[Task requirements]
Your copy should hold exactly the lines from the one containing "Convert this chart to D3.js code." to the one containing "const ticks = [0, 25, 50, 75, 100];", inclusive, with no pictures.

[Record set]
──────────

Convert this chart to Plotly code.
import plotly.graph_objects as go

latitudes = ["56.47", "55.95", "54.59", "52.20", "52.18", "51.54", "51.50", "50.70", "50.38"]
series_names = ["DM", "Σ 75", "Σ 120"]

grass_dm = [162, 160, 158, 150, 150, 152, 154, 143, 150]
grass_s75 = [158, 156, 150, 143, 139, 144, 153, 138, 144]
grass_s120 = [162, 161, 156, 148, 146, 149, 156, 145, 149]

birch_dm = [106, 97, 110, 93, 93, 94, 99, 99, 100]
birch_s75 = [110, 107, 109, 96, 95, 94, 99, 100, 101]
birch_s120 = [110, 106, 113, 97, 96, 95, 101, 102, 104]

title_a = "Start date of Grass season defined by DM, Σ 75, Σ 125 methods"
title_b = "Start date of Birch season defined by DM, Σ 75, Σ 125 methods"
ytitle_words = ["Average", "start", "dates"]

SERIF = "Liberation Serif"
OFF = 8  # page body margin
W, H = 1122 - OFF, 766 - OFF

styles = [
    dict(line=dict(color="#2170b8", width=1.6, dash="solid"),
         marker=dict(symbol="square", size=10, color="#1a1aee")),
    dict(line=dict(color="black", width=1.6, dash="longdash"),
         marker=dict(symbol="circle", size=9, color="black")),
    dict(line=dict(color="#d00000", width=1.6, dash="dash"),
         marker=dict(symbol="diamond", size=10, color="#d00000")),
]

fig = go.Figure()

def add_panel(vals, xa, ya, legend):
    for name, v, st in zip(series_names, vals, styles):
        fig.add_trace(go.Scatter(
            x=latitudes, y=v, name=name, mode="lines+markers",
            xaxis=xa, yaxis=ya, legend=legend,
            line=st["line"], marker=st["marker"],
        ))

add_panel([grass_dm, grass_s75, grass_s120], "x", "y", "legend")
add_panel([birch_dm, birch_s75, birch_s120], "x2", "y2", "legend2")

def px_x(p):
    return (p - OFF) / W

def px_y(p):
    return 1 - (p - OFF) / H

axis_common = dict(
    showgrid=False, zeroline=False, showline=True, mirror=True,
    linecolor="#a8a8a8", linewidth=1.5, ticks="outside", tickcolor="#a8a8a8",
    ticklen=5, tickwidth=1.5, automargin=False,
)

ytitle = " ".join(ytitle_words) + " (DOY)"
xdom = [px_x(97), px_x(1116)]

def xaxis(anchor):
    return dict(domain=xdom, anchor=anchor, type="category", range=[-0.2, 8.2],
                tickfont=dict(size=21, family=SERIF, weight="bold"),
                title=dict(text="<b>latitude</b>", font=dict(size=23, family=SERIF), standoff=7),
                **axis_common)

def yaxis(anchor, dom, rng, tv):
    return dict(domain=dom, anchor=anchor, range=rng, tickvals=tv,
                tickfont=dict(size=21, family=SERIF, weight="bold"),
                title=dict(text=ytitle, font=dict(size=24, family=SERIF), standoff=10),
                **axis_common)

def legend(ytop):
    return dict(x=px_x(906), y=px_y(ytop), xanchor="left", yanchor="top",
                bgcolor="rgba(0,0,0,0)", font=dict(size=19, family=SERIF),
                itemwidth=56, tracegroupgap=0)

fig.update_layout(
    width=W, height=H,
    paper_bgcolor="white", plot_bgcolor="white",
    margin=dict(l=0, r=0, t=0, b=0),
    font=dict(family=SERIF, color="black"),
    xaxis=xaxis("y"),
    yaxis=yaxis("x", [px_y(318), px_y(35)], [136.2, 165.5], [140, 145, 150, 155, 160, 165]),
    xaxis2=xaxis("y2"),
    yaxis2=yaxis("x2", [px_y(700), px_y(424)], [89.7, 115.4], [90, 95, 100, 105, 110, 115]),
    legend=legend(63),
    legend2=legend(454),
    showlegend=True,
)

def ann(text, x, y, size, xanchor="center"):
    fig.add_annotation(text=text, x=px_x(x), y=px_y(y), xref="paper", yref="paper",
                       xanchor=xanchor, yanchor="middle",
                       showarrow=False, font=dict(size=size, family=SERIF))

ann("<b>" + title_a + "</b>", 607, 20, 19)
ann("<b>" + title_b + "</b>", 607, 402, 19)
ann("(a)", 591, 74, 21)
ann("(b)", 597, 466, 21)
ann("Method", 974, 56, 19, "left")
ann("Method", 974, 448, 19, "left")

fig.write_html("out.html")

──────────

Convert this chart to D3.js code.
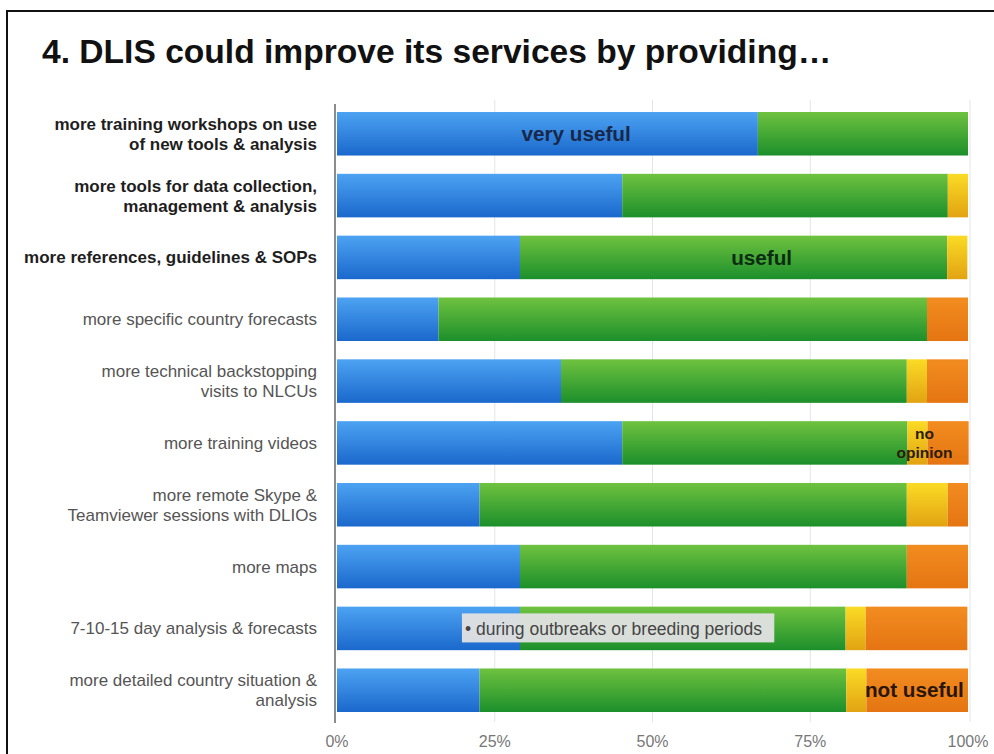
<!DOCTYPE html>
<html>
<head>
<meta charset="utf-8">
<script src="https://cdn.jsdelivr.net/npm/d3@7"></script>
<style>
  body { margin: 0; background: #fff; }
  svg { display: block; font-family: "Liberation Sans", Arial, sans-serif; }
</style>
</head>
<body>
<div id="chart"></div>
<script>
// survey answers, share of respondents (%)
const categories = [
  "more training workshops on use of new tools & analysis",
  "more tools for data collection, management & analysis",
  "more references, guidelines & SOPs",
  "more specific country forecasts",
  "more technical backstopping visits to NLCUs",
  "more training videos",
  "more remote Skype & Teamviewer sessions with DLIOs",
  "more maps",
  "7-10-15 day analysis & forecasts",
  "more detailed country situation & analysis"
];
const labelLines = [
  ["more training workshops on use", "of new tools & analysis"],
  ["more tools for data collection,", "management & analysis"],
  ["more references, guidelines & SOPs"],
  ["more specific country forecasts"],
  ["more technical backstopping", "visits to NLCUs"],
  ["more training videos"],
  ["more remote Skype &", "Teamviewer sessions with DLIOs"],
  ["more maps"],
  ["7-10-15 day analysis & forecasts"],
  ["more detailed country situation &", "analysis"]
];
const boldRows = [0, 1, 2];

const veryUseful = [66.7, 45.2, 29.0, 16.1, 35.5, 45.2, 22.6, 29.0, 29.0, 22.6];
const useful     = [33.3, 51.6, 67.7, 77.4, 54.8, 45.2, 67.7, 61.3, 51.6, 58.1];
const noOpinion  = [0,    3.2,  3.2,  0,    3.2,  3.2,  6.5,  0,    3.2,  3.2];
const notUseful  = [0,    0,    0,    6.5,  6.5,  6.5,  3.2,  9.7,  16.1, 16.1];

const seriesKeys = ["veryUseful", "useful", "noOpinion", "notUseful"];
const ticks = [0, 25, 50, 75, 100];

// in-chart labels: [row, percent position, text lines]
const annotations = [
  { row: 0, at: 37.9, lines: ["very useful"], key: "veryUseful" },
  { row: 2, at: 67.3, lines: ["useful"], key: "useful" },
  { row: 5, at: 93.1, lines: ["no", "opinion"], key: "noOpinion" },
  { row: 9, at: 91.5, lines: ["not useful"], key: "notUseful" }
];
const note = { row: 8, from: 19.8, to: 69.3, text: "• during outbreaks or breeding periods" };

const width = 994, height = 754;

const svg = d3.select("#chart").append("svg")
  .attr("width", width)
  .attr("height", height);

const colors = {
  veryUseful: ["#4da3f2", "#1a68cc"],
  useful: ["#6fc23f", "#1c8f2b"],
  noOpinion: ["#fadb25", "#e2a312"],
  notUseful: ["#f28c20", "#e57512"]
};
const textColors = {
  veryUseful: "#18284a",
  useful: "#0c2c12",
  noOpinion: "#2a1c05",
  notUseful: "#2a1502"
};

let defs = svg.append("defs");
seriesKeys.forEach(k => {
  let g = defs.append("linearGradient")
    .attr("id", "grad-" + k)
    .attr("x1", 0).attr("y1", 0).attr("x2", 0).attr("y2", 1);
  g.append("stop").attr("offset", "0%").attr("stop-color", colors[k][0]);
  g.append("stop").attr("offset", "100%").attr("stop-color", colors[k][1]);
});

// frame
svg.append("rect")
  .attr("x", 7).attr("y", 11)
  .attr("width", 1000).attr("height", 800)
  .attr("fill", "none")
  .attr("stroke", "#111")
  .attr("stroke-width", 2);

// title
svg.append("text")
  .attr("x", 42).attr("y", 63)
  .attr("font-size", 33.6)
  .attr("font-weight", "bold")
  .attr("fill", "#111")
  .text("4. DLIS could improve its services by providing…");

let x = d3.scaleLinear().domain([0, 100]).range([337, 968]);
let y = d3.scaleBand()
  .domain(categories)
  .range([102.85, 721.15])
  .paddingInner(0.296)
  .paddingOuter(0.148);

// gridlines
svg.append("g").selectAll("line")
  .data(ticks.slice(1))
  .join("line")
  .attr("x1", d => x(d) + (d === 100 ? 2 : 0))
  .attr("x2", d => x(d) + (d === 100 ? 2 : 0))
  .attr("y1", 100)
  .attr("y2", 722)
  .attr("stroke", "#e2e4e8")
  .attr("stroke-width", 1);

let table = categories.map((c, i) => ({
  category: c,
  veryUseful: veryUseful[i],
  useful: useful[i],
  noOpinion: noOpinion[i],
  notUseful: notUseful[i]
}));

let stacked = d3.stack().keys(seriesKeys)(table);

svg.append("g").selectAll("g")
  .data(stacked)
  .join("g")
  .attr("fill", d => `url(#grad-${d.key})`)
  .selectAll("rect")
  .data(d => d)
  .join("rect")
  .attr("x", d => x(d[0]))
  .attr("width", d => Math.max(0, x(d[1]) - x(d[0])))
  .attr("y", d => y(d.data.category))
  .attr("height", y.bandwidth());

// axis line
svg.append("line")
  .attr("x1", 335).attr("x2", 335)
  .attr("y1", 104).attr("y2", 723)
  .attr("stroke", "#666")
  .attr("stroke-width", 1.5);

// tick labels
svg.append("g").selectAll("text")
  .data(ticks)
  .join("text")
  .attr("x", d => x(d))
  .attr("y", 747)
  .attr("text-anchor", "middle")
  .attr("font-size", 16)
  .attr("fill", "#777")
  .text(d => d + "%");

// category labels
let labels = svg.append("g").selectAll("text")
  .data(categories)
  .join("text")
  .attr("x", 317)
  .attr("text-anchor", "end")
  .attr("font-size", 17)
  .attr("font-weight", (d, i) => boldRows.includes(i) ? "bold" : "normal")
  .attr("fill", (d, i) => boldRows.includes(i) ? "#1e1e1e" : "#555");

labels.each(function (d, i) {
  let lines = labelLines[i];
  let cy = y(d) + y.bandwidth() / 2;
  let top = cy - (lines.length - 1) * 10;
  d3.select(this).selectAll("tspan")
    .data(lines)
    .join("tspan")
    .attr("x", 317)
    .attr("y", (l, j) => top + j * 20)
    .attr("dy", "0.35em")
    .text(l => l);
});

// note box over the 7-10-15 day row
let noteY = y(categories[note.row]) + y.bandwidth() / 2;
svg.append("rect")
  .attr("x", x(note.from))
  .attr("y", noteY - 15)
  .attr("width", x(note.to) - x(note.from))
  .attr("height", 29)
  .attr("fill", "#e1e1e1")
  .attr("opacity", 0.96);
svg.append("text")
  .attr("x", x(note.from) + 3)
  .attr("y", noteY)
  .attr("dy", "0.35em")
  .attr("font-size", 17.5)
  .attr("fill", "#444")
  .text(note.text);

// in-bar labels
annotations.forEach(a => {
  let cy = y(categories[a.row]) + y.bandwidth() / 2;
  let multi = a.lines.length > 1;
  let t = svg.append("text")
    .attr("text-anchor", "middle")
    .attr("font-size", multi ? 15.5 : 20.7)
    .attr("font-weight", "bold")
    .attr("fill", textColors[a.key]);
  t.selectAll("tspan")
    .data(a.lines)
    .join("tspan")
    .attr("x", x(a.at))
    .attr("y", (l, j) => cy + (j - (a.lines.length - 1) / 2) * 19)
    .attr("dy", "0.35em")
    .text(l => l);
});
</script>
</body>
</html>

──────────

[Task solution]
Convert this chart to D3.js code.
<!DOCTYPE html>
<html>
<head>
<meta charset="utf-8">
<script src="https://cdn.jsdelivr.net/npm/d3@7"></script>
<style>
  body { margin: 0; background: #fff; }
  svg { display: block; font-family: "Liberation Sans", Arial, sans-serif; }
</style>
</head>
<body>
<div id="chart"></div>
<script>
// survey answers, share of respondents (%)
const categories = [
  "more training workshops on use of new tools & analysis",
  "more tools for data collection, management & analysis",
  "more references, guidelines & SOPs",
  "more specific country forecasts",
  "more technical backstopping visits to NLCUs",
  "more training videos",
  "more remote Skype & Teamviewer sessions with DLIOs",
  "more maps",
  "7-10-15 day analysis & forecasts",
  "more detailed country situation & analysis"
];
const labelLines = [
  ["more training workshops on use", "of new tools & analysis"],
  ["more tools for data collection,", "management & analysis"],
  ["more references, guidelines & SOPs"],
  ["more specific country forecasts"],
  ["more technical backstopping", "visits to NLCUs"],
  ["more training videos"],
  ["more remote Skype &", "Teamviewer sessions with DLIOs"],
  ["more maps"],
  ["7-10-15 day analysis & forecasts"],
  ["more detailed country situation &", "analysis"]
];
const boldRows = [0, 1, 2];

const veryUseful = [66.7, 45.2, 29.0, 16.1, 35.5, 45.2, 22.6, 29.0, 29.0, 22.6];
const useful     = [33.3, 51.6, 67.7, 77.4, 54.8, 45.2, 67.7, 61.3, 51.6, 58.1];
const noOpinion  = [0,    3.2,  3.2,  0,    3.2,  3.2,  6.5,  0,    3.2,  3.2];
const notUseful  = [0,    0,    0,    6.5,  6.5,  6.5,  3.2,  9.7,  16.1, 16.1];

const seriesKeys = ["veryUseful", "useful", "noOpinion", "notUseful"];
const ticks = [0, 25, 50, 75, 100];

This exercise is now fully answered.